• **SET PROBLEM**
Leave out the pictures and restate the rest of the data exactly.

• **SUPPLIED DATA**
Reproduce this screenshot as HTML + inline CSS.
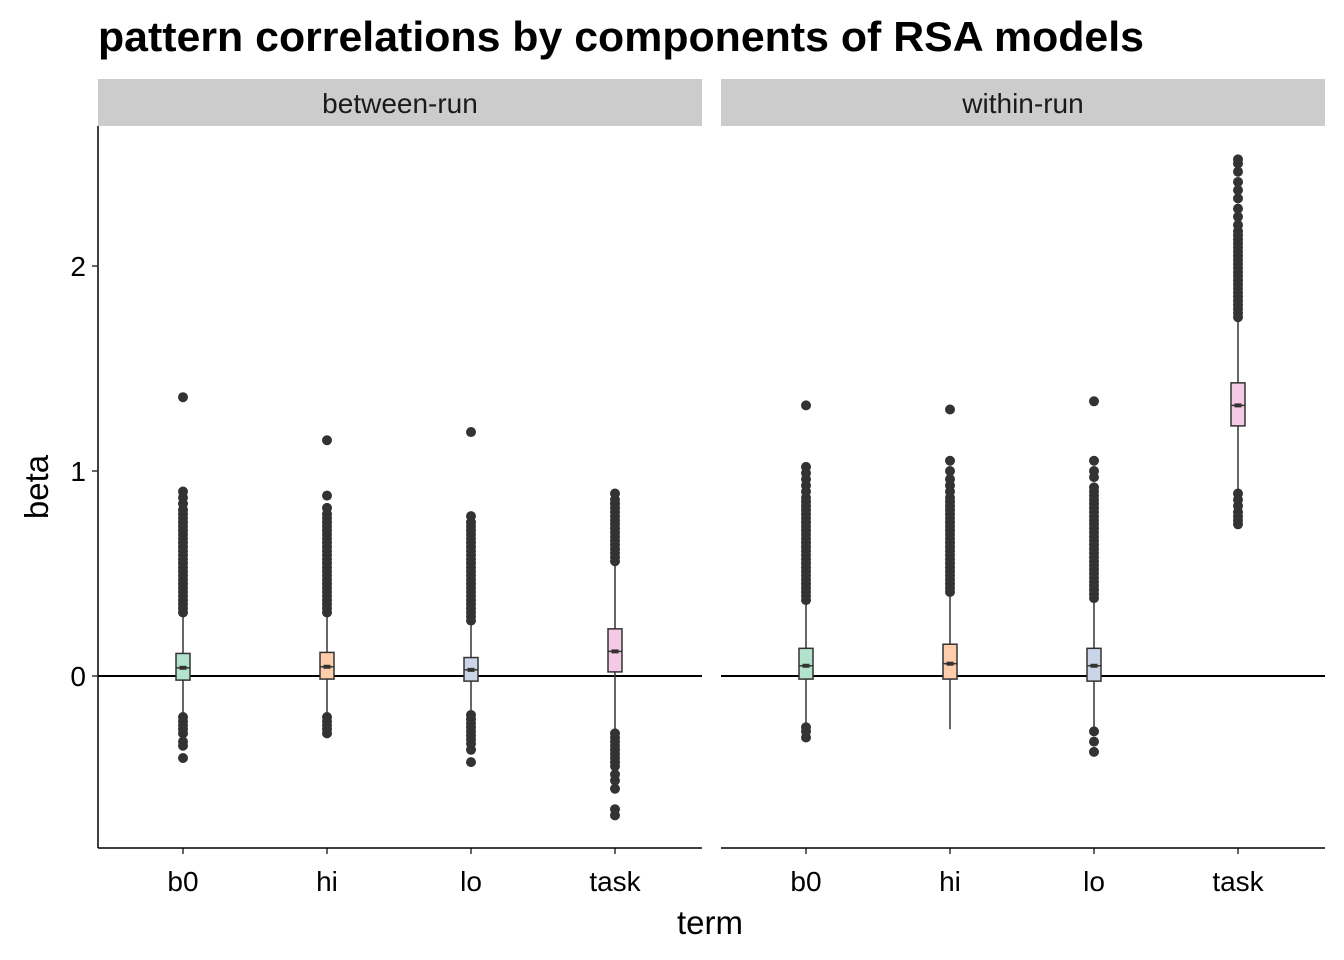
<!DOCTYPE html>
<html><head><meta charset="utf-8"><style>body{margin:0;background:#fff}svg{display:block;font-family:"Liberation Sans",Arial,sans-serif}</style></head>
<body>
<svg id="c" width="1344" height="960">
<text x="98" y="51" font-size="42" font-weight="bold" textLength="1046" lengthAdjust="spacingAndGlyphs">pattern correlations by components of RSA models</text>
</svg>
<script>
const panels=["between-run","within-run"];
const categories=["b0","hi","lo","task"];
const fills=["#b3e2cd","#fdcdac","#cbd5e8","#f4cae4"];
// [q1, median, q3, whiskerLow, whiskerHigh] per panel per term
const stats=[
 [[-0.02,0.04,0.11,-0.19,0.30],[-0.015,0.045,0.115,-0.19,0.30],[-0.025,0.03,0.09,-0.18,0.26],[0.02,0.12,0.23,-0.27,0.55]],
 [[-0.015,0.05,0.135,-0.23,0.36],[-0.015,0.06,0.155,-0.26,0.40],[-0.025,0.05,0.135,-0.25,0.37],[1.22,1.32,1.43,0.91,1.74]]
];
const outliers=[
 [[0.31,0.33,0.35,0.37,0.39,0.41,0.43,0.45,0.47,0.49,0.51,0.53,0.55,0.57,0.59,0.61,0.63,0.65,0.67,0.69,0.71,0.73,0.75,0.77,0.79,0.81,0.84,0.87,0.9,1.36,-0.2,-0.22,-0.24,-0.26,-0.28,-0.32,-0.34,-0.4],
  [0.31,0.33,0.35,0.37,0.39,0.41,0.43,0.45,0.47,0.49,0.51,0.53,0.55,0.57,0.59,0.61,0.63,0.65,0.67,0.69,0.71,0.73,0.75,0.77,0.79,0.82,0.88,1.15,-0.2,-0.22,-0.24,-0.26,-0.28],
  [0.27,0.29,0.31,0.33,0.35,0.37,0.39,0.41,0.43,0.45,0.47,0.49,0.51,0.53,0.55,0.57,0.59,0.61,0.63,0.65,0.67,0.69,0.71,0.73,0.75,0.78,1.19,-0.19,-0.21,-0.23,-0.25,-0.27,-0.29,-0.31,-0.33,-0.36,-0.42],
  [0.56,0.58,0.6,0.62,0.64,0.66,0.68,0.7,0.72,0.74,0.76,0.78,0.8,0.82,0.84,0.86,0.89,-0.28,-0.3,-0.32,-0.34,-0.36,-0.38,-0.4,-0.42,-0.44,-0.48,-0.51,-0.55,-0.65,-0.68]],
 [[0.37,0.39,0.41,0.43,0.45,0.47,0.49,0.51,0.53,0.55,0.57,0.59,0.61,0.63,0.65,0.67,0.69,0.71,0.73,0.75,0.77,0.79,0.81,0.83,0.85,0.87,0.9,0.93,0.96,0.99,1.02,1.32,-0.25,-0.27,-0.3],
  [0.41,0.43,0.45,0.47,0.49,0.51,0.53,0.55,0.57,0.59,0.61,0.63,0.65,0.67,0.69,0.71,0.73,0.75,0.77,0.79,0.81,0.83,0.85,0.87,0.9,0.93,0.96,1.0,1.05,1.30],
  [0.38,0.4,0.42,0.44,0.46,0.48,0.5,0.52,0.54,0.56,0.58,0.6,0.62,0.64,0.66,0.68,0.7,0.72,0.74,0.76,0.78,0.8,0.82,0.84,0.86,0.88,0.9,0.92,0.97,1.0,1.05,1.34,-0.27,-0.32,-0.37],
  [1.75,1.77,1.79,1.81,1.83,1.85,1.87,1.89,1.91,1.93,1.95,1.97,1.99,2.01,2.03,2.05,2.07,2.09,2.11,2.13,2.15,2.17,2.2,2.24,2.28,2.33,2.37,2.41,2.46,2.5,2.52,0.74,0.76,0.78,0.8,0.83,0.86,0.89]]
];
const yTicks=[0,1,2];
const NS="http://www.w3.org/2000/svg",svg=document.getElementById('c');
function el(t,a,p){const e=document.createElementNS(NS,t);for(const k in a)e.setAttribute(k,a[k]);(p||svg).appendChild(e);return e;}
const y=v=>676-v*205;
const panelX=[98,721],panelW=604;
const x=(p,i)=>panelX[p]+85+i*144;
panels.forEach((name,p)=>{
 const g=el('g',{});
 
 
 const s=el('rect',{x:panelX[p],y:79,width:panelW,height:47,fill:'#cccccc'},g);
 
 
 const st=el('text',{x:panelX[p]+panelW/2,y:113,'font-size':28,'text-anchor':'middle',fill:'#1a1a1a'},g);st.textContent=name;
 
 
 const z=el('line',{x1:panelX[p],x2:panelX[p]+panelW,y1:y(0),y2:y(0),stroke:'#000','stroke-width':2},g);
 
 
 categories.forEach((c,i)=>{
  const [q1,md,q3,wl,wh]=stats[p][i],cx=x(p,i);
  const bg=el('g',{},g);
  
  
  el('line',{x1:cx,x2:cx,y1:y(wh),y2:y(wl),stroke:'#333','stroke-width':1.5},bg);
  el('rect',{x:cx-7,y:y(q3),width:14,height:y(q1)-y(q3),fill:fills[i],stroke:'#333','stroke-width':1.5},bg);
  el('line',{x1:cx-7,x2:cx+7,y1:y(md),y2:y(md),stroke:'#333','stroke-width':1.5},bg);
  el('rect',{x:cx-3.5,y:y(md)-2,width:7,height:4,fill:'#333'},bg);
  outliers[p][i].forEach(v=>{const o=el('circle',{cx:cx,cy:y(v),r:5,fill:'#333'},bg);
   
   });
  el('line',{x1:cx,x2:cx,y1:848,y2:854,stroke:'#333','stroke-width':1.5},g);
  const t=el('text',{x:cx,y:891,'font-size':28,'text-anchor':'middle',fill:'#000'},g);t.textContent=c;
  
  
 });
 const xa=el('line',{x1:panelX[p],x2:panelX[p]+panelW,y1:848,y2:848,stroke:'#000','stroke-width':1.5},g);
 
 
});
const ya=el('line',{x1:98,x2:98,y1:126,y2:848,stroke:'#000','stroke-width':1.5});


yTicks.forEach(v=>{el('line',{x1:92,x2:98,y1:y(v),y2:y(v),stroke:'#333','stroke-width':1.5});
 const t=el('text',{x:86,y:y(v)+10,'font-size':28,'text-anchor':'end',fill:'#000'});t.textContent=v;
 
 });
const xt=el('text',{x:710,y:934,'font-size':33,'text-anchor':'middle'});xt.textContent='term';


const yt=el('text',{x:48,y:487,'font-size':33,'text-anchor':'middle',transform:'rotate(-90 48 487)'});yt.textContent='beta';


</script>
</body></html>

• **SOLVED EXERCISE**
Reproduce this screenshot as HTML + inline CSS.
<!DOCTYPE html>
<html><head><meta charset="utf-8"><style>body{margin:0;background:#fff}svg{display:block;font-family:"Liberation Sans",Arial,sans-serif}</style></head>
<body>
<svg id="c" width="1344" height="960">
<text x="98" y="51" font-size="42" font-weight="bold" textLength="1046" lengthAdjust="spacingAndGlyphs">pattern correlations by components of RSA models</text>
</svg>
<script>
const panels=["between-run","within-run"];
const categories=["b0","hi","lo","task"];
const fills=["#b3e2cd","#fdcdac","#cbd5e8","#f4cae4"];
// [q1, median, q3, whiskerLow, whiskerHigh] per panel per term
const stats=[
 [[-0.02,0.04,0.11,-0.19,0.30],[-0.015,0.045,0.115,-0.19,0.30],[-0.025,0.03,0.09,-0.18,0.26],[0.02,0.12,0.23,-0.27,0.55]],
 [[-0.015,0.05,0.135,-0.23,0.36],[-0.015,0.06,0.155,-0.26,0.40],[-0.025,0.05,0.135,-0.25,0.37],[1.22,1.32,1.43,0.91,1.74]]
];
const outliers=[
 [[0.31,0.33,0.35,0.37,0.39,0.41,0.43,0.45,0.47,0.49,0.51,0.53,0.55,0.57,0.59,0.61,0.63,0.65,0.67,0.69,0.71,0.73,0.75,0.77,0.79,0.81,0.84,0.87,0.9,1.36,-0.2,-0.22,-0.24,-0.26,-0.28,-0.32,-0.34,-0.4],
  [0.31,0.33,0.35,0.37,0.39,0.41,0.43,0.45,0.47,0.49,0.51,0.53,0.55,0.57,0.59,0.61,0.63,0.65,0.67,0.69,0.71,0.73,0.75,0.77,0.79,0.82,0.88,1.15,-0.2,-0.22,-0.24,-0.26,-0.28],
  [0.27,0.29,0.31,0.33,0.35,0.37,0.39,0.41,0.43,0.45,0.47,0.49,0.51,0.53,0.55,0.57,0.59,0.61,0.63,0.65,0.67,0.69,0.71,0.73,0.75,0.78,1.19,-0.19,-0.21,-0.23,-0.25,-0.27,-0.29,-0.31,-0.33,-0.36,-0.42],
  [0.56,0.58,0.6,0.62,0.64,0.66,0.68,0.7,0.72,0.74,0.76,0.78,0.8,0.82,0.84,0.86,0.89,-0.28,-0.3,-0.32,-0.34,-0.36,-0.38,-0.4,-0.42,-0.44,-0.48,-0.51,-0.55,-0.65,-0.68]],
 [[0.37,0.39,0.41,0.43,0.45,0.47,0.49,0.51,0.53,0.55,0.57,0.59,0.61,0.63,0.65,0.67,0.69,0.71,0.73,0.75,0.77,0.79,0.81,0.83,0.85,0.87,0.9,0.93,0.96,0.99,1.02,1.32,-0.25,-0.27,-0.3],
  [0.41,0.43,0.45,0.47,0.49,0.51,0.53,0.55,0.57,0.59,0.61,0.63,0.65,0.67,0.69,0.71,0.73,0.75,0.77,0.79,0.81,0.83,0.85,0.87,0.9,0.93,0.96,1.0,1.05,1.30],
  [0.38,0.4,0.42,0.44,0.46,0.48,0.5,0.52,0.54,0.56,0.58,0.6,0.62,0.64,0.66,0.68,0.7,0.72,0.74,0.76,0.78,0.8,0.82,0.84,0.86,0.88,0.9,0.92,0.97,1.0,1.05,1.34,-0.27,-0.32,-0.37],
  [1.75,1.77,1.79,1.81,1.83,1.85,1.87,1.89,1.91,1.93,1.95,1.97,1.99,2.01,2.03,2.05,2.07,2.09,2.11,2.13,2.15,2.17,2.2,2.24,2.28,2.33,2.37,2.41,2.46,2.5,2.52,0.74,0.76,0.78,0.8,0.83,0.86,0.89]]
];
const yTicks=[0,1,2];
const NS="http://www.w3.org/2000/svg",svg=document.getElementById('c');
function el(t,a,p){const e=document.createElementNS(NS,t);for(const k in a)e.setAttribute(k,a[k]);(p||svg).appendChild(e);return e;}
const y=v=>676-v*205;
const panelX=[98,721],panelW=604;
const x=(p,i)=>panelX[p]+85+i*144;
panels.forEach((name,p)=>{
 const g=el('g',{});
 
 
 const s=el('rect',{x:panelX[p],y:79,width:panelW,height:47,fill:'#cccccc'},g);
 
 
 const st=el('text',{x:panelX[p]+panelW/2,y:113,'font-size':28,'text-anchor':'middle',fill:'#1a1a1a'},g);st.textContent=name;
 
 
 const z=el('line',{x1:panelX[p],x2:panelX[p]+panelW,y1:y(0),y2:y(0),stroke:'#000','stroke-width':2},g);
 
 
 categories.forEach((c,i)=>{
  const [q1,md,q3,wl,wh]=stats[p][i],cx=x(p,i);
  const bg=el('g',{},g);
  
  
  el('line',{x1:cx,x2:cx,y1:y(wh),y2:y(wl),stroke:'#333','stroke-width':1.5},bg);
  el('rect',{x:cx-7,y:y(q3),width:14,height:y(q1)-y(q3),fill:fills[i],stroke:'#333','stroke-width':1.5},bg);
  el('line',{x1:cx-7,x2:cx+7,y1:y(md),y2:y(md),stroke:'#333','stroke-width':1.5},bg);
  el('rect',{x:cx-3.5,y:y(md)-2,width:7,height:4,fill:'#333'},bg);
  outliers[p][i].forEach(v=>{const o=el('circle',{cx:cx,cy:y(v),r:5,fill:'#333'},bg);
   
   });
  el('line',{x1:cx,x2:cx,y1:848,y2:854,stroke:'#333','stroke-width':1.5},g);
  const t=el('text',{x:cx,y:891,'font-size':28,'text-anchor':'middle',fill:'#000'},g);t.textContent=c;
  
  
 });
 const xa=el('line',{x1:panelX[p],x2:panelX[p]+panelW,y1:848,y2:848,stroke:'#000','stroke-width':1.5},g);
 
 
});
const ya=el('line',{x1:98,x2:98,y1:126,y2:848,stroke:'#000','stroke-width':1.5});


yTicks.forEach(v=>{el('line',{x1:92,x2:98,y1:y(v),y2:y(v),stroke:'#333','stroke-width':1.5});
 const t=el('text',{x:86,y:y(v)+10,'font-size':28,'text-anchor':'end',fill:'#000'});t.textContent=v;
 
 });
const xt=el('text',{x:710,y:934,'font-size':33,'text-anchor':'middle'});xt.textContent='term';


const yt=el('text',{x:48,y:487,'font-size':33,'text-anchor':'middle',transform:'rotate(-90 48 487)'});yt.textContent='beta';


</script>
</body></html>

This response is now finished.